I was mad because I felt sideswiped.  Out of nowhere, I’d been accosted by this question that I had no answer to.  Moreover, I was mad because it seemed like a pretty important question.  It felt like the kind of question that I should have had an answer to.  So I felt unprepared and inadequate.

But her question did plant a seed.  What was my motivating story?

Years went by before I knew.

It wasn’t until just a couple of years ago that an answer finally dawned.  I was on a pilgrimage to the Holy Land and we’d visited the Palestinian city of Nablus.  There’s a church there that’s been built over an ancient well that tradition holds is “Jacob’s well” - the well that we read about today.  As we stood around that well, and drew water from it, and read this story, something within me began to stir.

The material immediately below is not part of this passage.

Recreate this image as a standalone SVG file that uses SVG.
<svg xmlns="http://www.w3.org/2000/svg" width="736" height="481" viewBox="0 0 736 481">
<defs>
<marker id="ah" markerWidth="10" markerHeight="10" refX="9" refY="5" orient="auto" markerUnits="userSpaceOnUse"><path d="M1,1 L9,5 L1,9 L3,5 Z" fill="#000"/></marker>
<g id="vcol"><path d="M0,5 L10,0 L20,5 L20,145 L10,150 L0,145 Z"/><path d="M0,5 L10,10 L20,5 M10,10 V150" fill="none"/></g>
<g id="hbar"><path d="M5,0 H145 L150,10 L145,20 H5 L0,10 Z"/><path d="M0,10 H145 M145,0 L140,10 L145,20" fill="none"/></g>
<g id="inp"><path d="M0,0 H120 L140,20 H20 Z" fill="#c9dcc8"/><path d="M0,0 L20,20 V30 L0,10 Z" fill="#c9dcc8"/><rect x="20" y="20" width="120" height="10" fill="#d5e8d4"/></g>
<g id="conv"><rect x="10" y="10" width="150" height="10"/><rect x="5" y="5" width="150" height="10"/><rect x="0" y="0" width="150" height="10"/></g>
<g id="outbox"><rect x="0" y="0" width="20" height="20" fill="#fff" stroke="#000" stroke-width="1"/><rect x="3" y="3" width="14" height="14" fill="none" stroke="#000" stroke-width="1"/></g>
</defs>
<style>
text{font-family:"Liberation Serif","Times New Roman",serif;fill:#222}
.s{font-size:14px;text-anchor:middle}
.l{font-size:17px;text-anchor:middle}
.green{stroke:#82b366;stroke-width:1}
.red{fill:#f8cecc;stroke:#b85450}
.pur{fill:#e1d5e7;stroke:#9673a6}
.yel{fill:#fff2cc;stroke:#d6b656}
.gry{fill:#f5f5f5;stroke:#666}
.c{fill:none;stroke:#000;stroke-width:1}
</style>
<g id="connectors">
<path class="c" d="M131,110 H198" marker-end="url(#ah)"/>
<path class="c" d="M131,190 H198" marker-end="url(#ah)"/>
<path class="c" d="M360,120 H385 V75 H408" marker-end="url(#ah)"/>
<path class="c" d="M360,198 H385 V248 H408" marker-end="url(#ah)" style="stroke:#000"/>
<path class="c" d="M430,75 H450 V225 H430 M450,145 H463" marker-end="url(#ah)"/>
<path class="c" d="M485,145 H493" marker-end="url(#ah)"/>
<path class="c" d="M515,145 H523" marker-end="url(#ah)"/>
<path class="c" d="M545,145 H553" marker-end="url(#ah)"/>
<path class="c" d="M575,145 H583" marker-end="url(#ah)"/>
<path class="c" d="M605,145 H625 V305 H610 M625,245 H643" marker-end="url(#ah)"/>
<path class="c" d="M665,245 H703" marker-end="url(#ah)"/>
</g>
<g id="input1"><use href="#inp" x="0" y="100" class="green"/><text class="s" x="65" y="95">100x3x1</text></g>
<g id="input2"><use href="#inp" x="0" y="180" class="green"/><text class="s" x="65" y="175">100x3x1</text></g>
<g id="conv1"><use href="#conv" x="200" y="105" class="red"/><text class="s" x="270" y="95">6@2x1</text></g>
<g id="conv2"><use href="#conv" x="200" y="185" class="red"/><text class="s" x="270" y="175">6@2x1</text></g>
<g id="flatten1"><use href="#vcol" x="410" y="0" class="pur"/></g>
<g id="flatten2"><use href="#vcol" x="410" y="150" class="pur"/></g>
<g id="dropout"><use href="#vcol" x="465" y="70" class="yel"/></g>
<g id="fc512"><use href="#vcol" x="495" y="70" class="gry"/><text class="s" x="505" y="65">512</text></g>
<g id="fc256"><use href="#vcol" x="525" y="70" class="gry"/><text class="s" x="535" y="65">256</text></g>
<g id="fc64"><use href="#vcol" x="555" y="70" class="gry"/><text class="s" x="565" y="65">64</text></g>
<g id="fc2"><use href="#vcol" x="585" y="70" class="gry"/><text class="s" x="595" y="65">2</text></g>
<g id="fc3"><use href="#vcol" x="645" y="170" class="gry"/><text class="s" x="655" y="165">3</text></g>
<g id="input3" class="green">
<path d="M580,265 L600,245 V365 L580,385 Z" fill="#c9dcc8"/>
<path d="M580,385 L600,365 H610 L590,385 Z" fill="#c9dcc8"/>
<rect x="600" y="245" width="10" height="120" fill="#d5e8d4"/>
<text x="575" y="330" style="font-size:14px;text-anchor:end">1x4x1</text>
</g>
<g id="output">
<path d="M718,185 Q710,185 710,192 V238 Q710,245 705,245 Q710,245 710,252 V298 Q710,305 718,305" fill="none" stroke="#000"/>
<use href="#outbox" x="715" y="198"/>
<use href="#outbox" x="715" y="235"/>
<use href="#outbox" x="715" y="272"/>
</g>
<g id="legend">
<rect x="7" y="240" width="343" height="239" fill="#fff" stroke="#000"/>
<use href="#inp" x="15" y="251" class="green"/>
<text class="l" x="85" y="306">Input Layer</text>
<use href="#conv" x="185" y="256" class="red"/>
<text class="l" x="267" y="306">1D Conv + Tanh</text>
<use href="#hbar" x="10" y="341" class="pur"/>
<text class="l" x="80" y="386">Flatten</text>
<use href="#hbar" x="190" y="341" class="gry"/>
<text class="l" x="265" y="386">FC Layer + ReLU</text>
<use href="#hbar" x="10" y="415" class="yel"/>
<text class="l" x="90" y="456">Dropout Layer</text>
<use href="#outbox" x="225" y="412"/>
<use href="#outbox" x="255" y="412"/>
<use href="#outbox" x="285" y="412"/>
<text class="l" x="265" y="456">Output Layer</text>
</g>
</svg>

Afterward, we had some time to spend in the church.  Some people prayed.  Some people bought things at the little souvenir counter the church had set up.  Some people just visited with other people - taking a moment of rest on a weary-making tour schedule.  I spent the half hour or so that we had there wandering around the church and absorbing the many ways that artists had captured the story of Jesus meeting the woman at the well.

Near the entrance of the church I found this one contemporary icon.  In the sea of artistic interpretations, nothing about it really stood out.  It was an icon in the classic Eastern style.  But I stood there for the 15 or 20 minutes that I had left, and allowed it to draw me in.

I thought of myself standing beside that well.  I thought of the crystal, cool water it produces from deep in the earth, and that it has been producing for thousands of years, and that I had just tasted.  I thought of that woman - that outsider, that foreigner, that sinner - and I knew that she was calling me just as clearly as was God.  God was calling me through her.  God was calling me because I was her.

Of course I’m Nicodemus, too.  The Pharisee.  The religious insider consumed with inner tumult looking to Jesus for answers that seem all too elusive.  But even more, I’m the woman at the well.  The one who doesn’t quite belong, but who still finds belonging in Christ.  The one whom Christ found in the midst of her daily tasks and turned her toward something bigger.  The weary one whom Christ refreshed with living water.

Though I was angry with Elizabeth for asking me that question that I couldn’t yet answer, it’s a question we all need to be asking - both as individuals and as a congregation.  We’re called to be ministers of this gospel of Jesus Christ, but why?  What motivates us?  What story turned us around?  Which story keeps turning us around each time we encounter it?  Where in the Christian story do we see ourselves?  Where are we being called?  To where are we being driven?

We need to know, because when we encounter the tempests like we heard about from Nicodemus last week, we need these stories as a roadmap.  We need to know what motivates us, for those times when we need the motivation the most.

There are times in the life of any faithful Christian and in the life of any faithful congregation when we simply don’t know the way.  There are times when our decisions or our circumstances leave us feeling far from the path we thought we were supposed to be following.

Knowing who we are, and who we’re called to serve, and how we’re called to walk the way with Christ can lead us home when we get lost.  For me, the way home is by way of the outsider - my own “inner outsider” and the outsiders I see (and sometimes fail to see) every day.  It may be something else for you.  And it may be something else entirely for ‘us’.

It might be a really frustrating question.  I can be hard to answer.  But it’s worth asking.